António Ferreira revelou que tem ainda alojada a bala na cervical, entre a C1 e a C2, e que "os médicos têm medo de mexer", pois está a "um milímetro de provocar lesões permanentes".
A par do acompanhamento às lesões físicas, que lhe provocam dores, especialmente na face, o militar da GNR está também a ser acompanhado mensalmente na Psiquiatria da Casa de Saúde de Viseu e de 15 em 15 dias por uma psicóloga da Câmara de Aguiar da Beira.
Depois do testemunho de António Ferreira, que Pedro Dias acompanhou por videoconferência, a partir de outra sala, o arguido decidiu manter o silêncio.
No final da sessão, o advogado do militar da GNR, Pedro Proença, disse aos jornalistas que os trabalhos "correram bem" e que estima que o julgamento seja "mais rápido do que se suponha".
Sobre António Ferreira, destacou que passou a sofrer de uma incapacidade acentuada para tarefas mínimas da sua vida diária.
"Tarefas tão simples como a sua higiene pessoal estão afetadas, para não dizer a dificuldade de locomoção, as dores persistentes e os problemas com o trauma do que viveu. Mesmo em relação ao seu futuro pessoal como GNR vê a sua vida condicionada", apontou.

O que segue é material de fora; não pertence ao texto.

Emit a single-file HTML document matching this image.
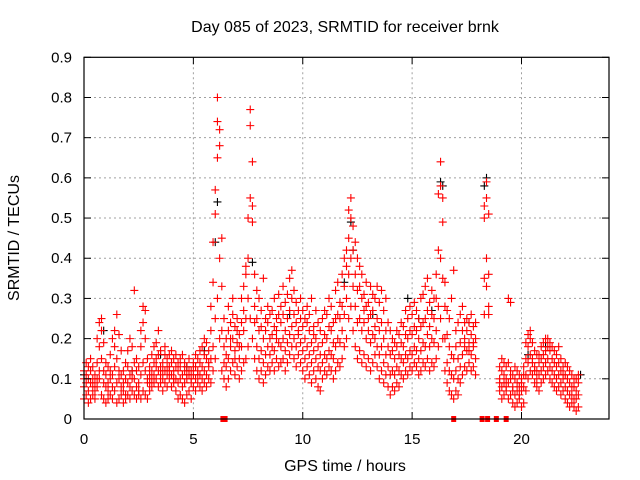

Quanto aos pedidos de indemnizações cíveis, Pedro Proença disse serem no valor de 70 mil euros para António Ferreira e de 250 mil euros para os familiares de Carlos Caetano, que faleceu em "circunstâncias traumáticas".
A próxima sessão está agendada para as 09:30 de terça-feira, estando prevista a audição de seis testemunhas.